The statement said that on Nov. 6, 2015, Flores de Freitas and a bodyguard traveled to Honduras via private jet in order to meet with the two informants to further discuss the cocaine shipment. During the recorded meeting the father indicated that numerous officials at the airport on the island of Roatán, including military and police personnel, would participate in receiving the defendants’ drug load.
Flores de Freitas and the informant proceeded to make precise plans for the shipment during the meeting, and Flores de Freitas agreed to send the first load of cocaine, 1,700 pounds, on Nov. 15, 2015.
The narco nephews boarded a private jet in Caracas. After a brief refueling stop in the Dominican Republic, they continued on to Haiti’s Port au Prince airport where they were promptly arrested by Haitian police and DEA agents and flown forthwith to the U.S. But no drugs were found on their jet.
Venezuela’s petrodollars have fueled the impoverished economies of its neighbors for years in order to buy solidarity in its “anti-U.S. imperialism” war. But the money only goes so far. The Dominican Republic tipped off the Haitians.
U.S. District Judge Paul Crotty pointed to the cousins’ ineptitude during Thursday’s sentencing hearing, according to the Associated Press.
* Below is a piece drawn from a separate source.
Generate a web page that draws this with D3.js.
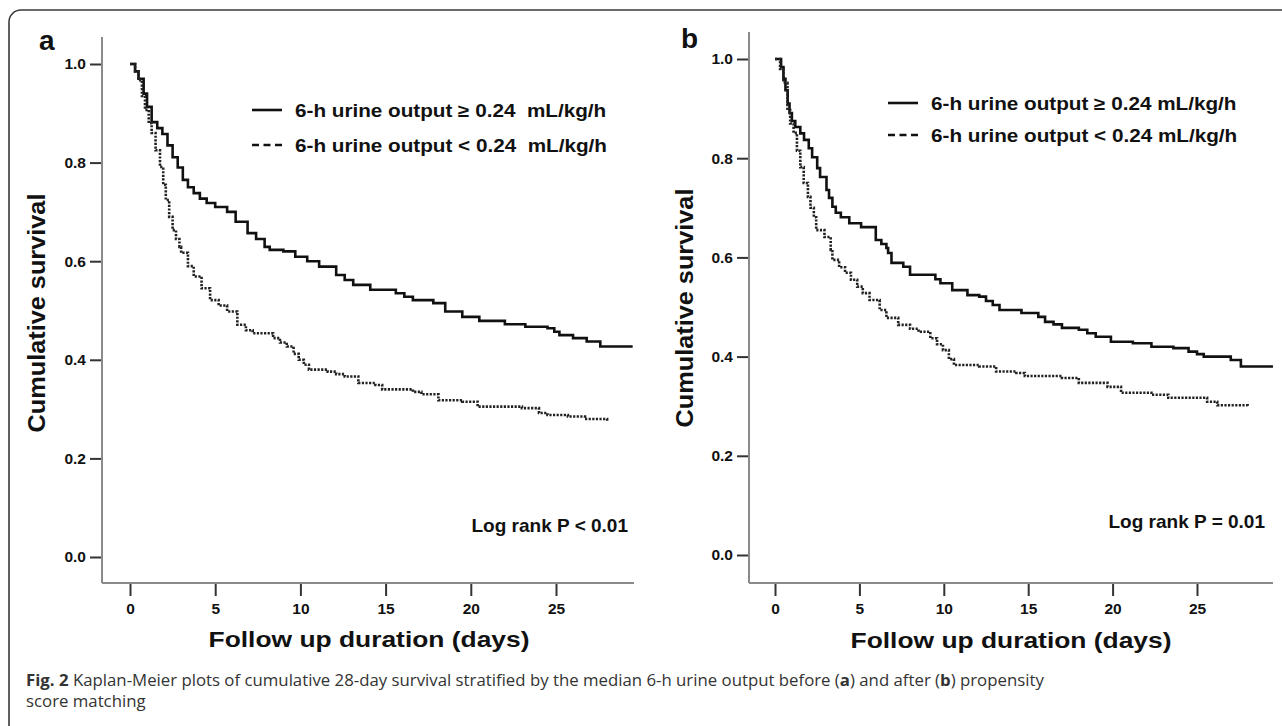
<!DOCTYPE html>
<html>
<head>
<meta charset="utf-8">
<script src="https://cdn.jsdelivr.net/npm/d3@7"></script>
<style>
  html, body { margin: 0; padding: 0; background: #fff; }
  svg { display: block; }
  text { font-family: "Liberation Sans", Arial, sans-serif; }
  .pre { white-space: pre; }
</style>
</head>
<body>
<svg id="chart" width="1282" height="726"></svg>
<script>
// ---------------- DATA ----------------
const xTicks = [0, 5, 10, 15, 20, 25];
const yTicks = [0.0, 0.2, 0.4, 0.6, 0.8, 1.0];
const panelLabels = ["a", "b"];
const legendLabelsA = ["6-h urine output \u2265 0.24  mL/kg/h", "6-h urine output < 0.24  mL/kg/h"];
const legendLabelsB = ["6-h urine output \u2265 0.24 mL/kg/h", "6-h urine output < 0.24 mL/kg/h"];
const logRankLabels = ["Log rank P < 0.01", "Log rank P = 0.01"];
const xAxisTitle = "Follow up duration (days)";
const yAxisTitle = "Cumulative survival";

// Panel a (before matching): [day, cumulative survival]
const aHigh = [[0,1.0],[0.3,0.985],[0.5,0.97],[0.8,0.94],[1.0,0.913],[1.27,0.882],[1.6,0.87],[1.9,0.858],[2.2,0.835],[2.5,0.811],[2.8,0.79],[3.1,0.765],[3.4,0.75],[3.74,0.738],[4.1,0.727],[4.5,0.718],[5.0,0.71],[5.7,0.70],[6.2,0.68],[6.9,0.657],[7.4,0.645],[7.9,0.629],[8.2,0.623],[9.0,0.62],[9.7,0.609],[10.4,0.60],[11.1,0.589],[12.1,0.572],[12.6,0.562],[13.1,0.552],[14.1,0.542],[15.6,0.535],[16.1,0.528],[16.6,0.521],[17.8,0.515],[18.5,0.498],[19.5,0.487],[20.5,0.479],[22.0,0.472],[23.2,0.467],[24.5,0.464],[24.9,0.457],[25.2,0.45],[26.0,0.444],[26.8,0.437],[27.6,0.427],[29.5,0.427]];
const aLow = [[0,1.0],[0.3,0.985],[0.5,0.967],[0.7,0.935],[0.88,0.907],[1.1,0.88],[1.27,0.86],[1.5,0.825],[1.76,0.791],[1.95,0.755],[2.1,0.724],[2.3,0.69],[2.5,0.663],[2.7,0.645],[2.9,0.629],[3.0,0.617],[3.4,0.59],[3.74,0.569],[4.2,0.545],[4.7,0.521],[5.2,0.51],[5.7,0.498],[6.3,0.471],[6.8,0.46],[7.2,0.454],[8.4,0.444],[8.8,0.435],[9.2,0.427],[9.6,0.412],[9.9,0.40],[10.2,0.39],[10.5,0.38],[11.6,0.376],[12.1,0.371],[12.6,0.366],[13.4,0.353],[14.4,0.349],[14.8,0.34],[16.6,0.335],[17.1,0.33],[18.1,0.318],[19.5,0.315],[20.4,0.305],[23.0,0.302],[24.0,0.292],[24.5,0.288],[25.7,0.285],[26.7,0.28],[28.0,0.275]];

// Panel b (after matching)
const bHigh = [[0,1.0],[0.36,0.984],[0.5,0.96],[0.62,0.937],[0.75,0.91],[0.86,0.891],[1.0,0.875],[1.2,0.863],[1.5,0.85],[1.72,0.837],[2.0,0.82],[2.2,0.802],[2.5,0.78],[2.67,0.762],[3.05,0.736],[3.2,0.72],[3.4,0.702],[3.6,0.69],[3.9,0.681],[4.4,0.669],[5.1,0.661],[5.7,0.661],[5.97,0.635],[6.3,0.627],[6.6,0.619],[6.7,0.609],[6.9,0.589],[7.6,0.581],[8.0,0.565],[9.2,0.565],[9.5,0.556],[9.8,0.548],[10.5,0.534],[11.4,0.524],[12.1,0.521],[12.5,0.512],[12.9,0.504],[13.3,0.494],[14.6,0.488],[15.6,0.48],[16.0,0.47],[16.5,0.465],[17.0,0.458],[18.0,0.454],[18.5,0.447],[19.0,0.44],[19.9,0.43],[21.2,0.427],[22.3,0.42],[23.6,0.417],[24.5,0.41],[25.0,0.405],[25.4,0.40],[27.0,0.393],[27.6,0.38],[29.5,0.38]];
const bLow = [[0,1.0],[0.3,0.98],[0.5,0.952],[0.74,0.897],[0.9,0.87],[1.1,0.851],[1.3,0.815],[1.5,0.782],[1.7,0.75],[1.95,0.722],[2.1,0.70],[2.3,0.681],[2.44,0.655],[2.93,0.641],[3.3,0.615],[3.4,0.595],[3.8,0.58],[4.15,0.569],[4.5,0.555],[4.87,0.541],[5.2,0.528],[5.6,0.514],[6.2,0.494],[6.6,0.478],[7.3,0.464],[8.0,0.456],[8.5,0.45],[9.2,0.437],[9.6,0.425],[9.95,0.413],[10.3,0.395],[10.6,0.383],[12.1,0.38],[13.1,0.37],[14.3,0.367],[14.8,0.361],[17.0,0.357],[18.0,0.347],[19.7,0.339],[20.5,0.327],[22.3,0.323],[23.3,0.317],[25.6,0.309],[26.2,0.302],[28.0,0.299]];

// ---------------- DRAW ----------------
const svg = d3.select("#chart");

// outer frame (rounded top-left corner)
svg.append("rect").attr("x", 9).attr("y", 10).attr("width", 1300).attr("height", 740)
  .attr("rx", 12).attr("fill", "none").attr("stroke", "#3a3a3a").attr("stroke-width", 1.6);

function scaledText(g, x, y, txt, opts) {
  const t = g.append("text")
    .attr("class", "pre")
    .attr("transform", `translate(${x},${y})` + (opts.rotate ? ` rotate(${opts.rotate})` : "") + ` scale(${opts.sx || 1},1)`)
    .attr("text-anchor", opts.anchor || "start")
    .attr("font-size", opts.size)
    .attr("font-weight", opts.weight || "bold")
    .attr("fill", opts.fill || "#111")
    .text(txt);
  return t;
}

const panels = [
  { label: panelLabels[0], high: aHigh, low: aLow, legend: legendLabelsA, logrank: logRankLabels[0],
    x0: 130, x25: 556, y1: 64, y0: 557, axisX: 102, axisTop: 37, axisY: 583, axisRight: 634,
    lab: [39, 50], legX: 252, legY: [110, 145], legTx: 295, legSx: 1.15,
    lrX: 628, lrY: 532, xtX: 369, xtY: 647, ytX: 45, ytY: 313 },
  { label: panelLabels[1], high: bHigh, low: bLow, legend: legendLabelsB, logrank: logRankLabels[1],
    x0: 775, x25: 1197, y1: 59, y0: 555, axisX: 749, axisTop: 32, axisY: 583, axisRight: 1273,
    lab: [681, 48], legX: 888, legY: [103, 135], legTx: 931, legSx: 1.15,
    lrX: 1265, lrY: 528, xtX: 1011, xtY: 648, ytX: 693, ytY: 308 }
];

panels.forEach(p => {
  const g = svg.append("g");
  const x = d3.scaleLinear().domain([0, 25]).range([p.x0, p.x25]);
  const y = d3.scaleLinear().domain([0, 1]).range([p.y0, p.y1]);

  // axis lines (gray)
  g.append("line").attr("x1", p.axisX).attr("x2", p.axisX).attr("y1", p.axisTop).attr("y2", p.axisY)
    .attr("stroke", "#8a8a8a").attr("stroke-width", 2);
  g.append("line").attr("x1", p.axisX).attr("x2", p.axisRight).attr("y1", p.axisY).attr("y2", p.axisY)
    .attr("stroke", "#8a8a8a").attr("stroke-width", 2);

  // y axis
  const ya = g.append("g").attr("transform", `translate(${p.axisX - 1},0)`)
    .call(d3.axisLeft(y).tickValues(yTicks).tickFormat(d3.format(".1f")).tickSize(11).tickPadding(4));
  ya.select(".domain").remove();
  ya.selectAll(".tick line").attr("stroke", "#333").attr("stroke-width", 2);
  ya.selectAll(".tick text").attr("font-family", "Liberation Sans, Arial, sans-serif")
    .attr("font-size", 15.5).attr("font-weight", "bold").attr("fill", "#111");

  // x axis
  const xa = g.append("g").attr("transform", `translate(0,${p.axisY + 1})`)
    .call(d3.axisBottom(x).tickValues(xTicks).tickSize(12).tickPadding(7));
  xa.select(".domain").remove();
  xa.selectAll(".tick line").attr("stroke", "#333").attr("stroke-width", 2);
  xa.selectAll(".tick text").attr("font-family", "Liberation Sans, Arial, sans-serif")
    .attr("font-size", 15.5).attr("font-weight", "bold").attr("fill", "#111");

  // curves
  const line = d3.line().x(d => x(d[0])).y(d => y(d[1])).curve(d3.curveStepAfter);
  g.append("path").datum(p.high).attr("d", line).attr("fill", "none")
    .attr("stroke", "#111").attr("stroke-width", 2.6);
  g.append("path").datum(p.low).attr("d", line).attr("fill", "none")
    .attr("stroke", "#222").attr("stroke-width", 2.6).attr("stroke-dasharray", "2.2,1.4");

  // panel label
  scaledText(g, p.lab[0], p.lab[1], p.label, { size: 28 });

  // legend
  g.append("line").attr("x1", p.legX).attr("x2", p.legX + 30).attr("y1", p.legY[0]).attr("y2", p.legY[0])
    .attr("stroke", "#111").attr("stroke-width", 2.6);
  g.append("line").attr("x1", p.legX).attr("x2", p.legX + 30).attr("y1", p.legY[1]).attr("y2", p.legY[1])
    .attr("stroke", "#111").attr("stroke-width", 2.6).attr("stroke-dasharray", "7,4.5");
  scaledText(g, p.legTx, p.legY[0] + 6.5, p.legend[0], { size: 18, sx: p.legSx });
  scaledText(g, p.legTx, p.legY[1] + 6.5, p.legend[1], { size: 18, sx: p.legSx });

  // log rank
  scaledText(g, p.lrX, p.lrY, p.logrank, { size: 19, anchor: "end" });

  // axis titles
  scaledText(g, p.xtX, p.xtY, xAxisTitle, { size: 22, anchor: "middle", sx: 1.2 });
  scaledText(g, p.ytX, p.ytY, yAxisTitle, { size: 23, anchor: "middle", rotate: -90, sx: 1.1 });
});

// caption
const cap = svg.append("g").attr("font-size", 16.8).attr("fill", "#333");
const l1 = cap.append("text").attr("x", 26).attr("y", 686).style("font-family", "'Open Sans', 'Noto Sans', sans-serif");
l1.append("tspan").attr("font-weight", "bold").text("Fig. 2");
l1.append("tspan").text(" Kaplan-Meier plots of cumulative 28-day survival stratified by the median 6-h urine output before (");
l1.append("tspan").attr("font-weight", "bold").text("a");
l1.append("tspan").text(") and after (");
l1.append("tspan").attr("font-weight", "bold").text("b");
l1.append("tspan").text(") propensity");
cap.append("text").attr("x", 26).attr("y", 707).style("font-family", "'Open Sans', 'Noto Sans', sans-serif").text("score matching");
</script>
</body>
</html>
“What moves me is that Mr. Campos Flores and Mr. Flores de Freitas were perhaps not the most astute drug dealers who ever existed,” Crotty said. “They were in over their heads.”
Lawyers for the narco nephews insisted the two were framed, but that was not enough to convince the jury and both men were found guilty of conspiring in a multimillion-dollar scheme to ship drugs to the U.S.
They should have left the big narcotics deals to others in the Maduro regime. After all, there’s no shortage of them, and they have a lot of experience.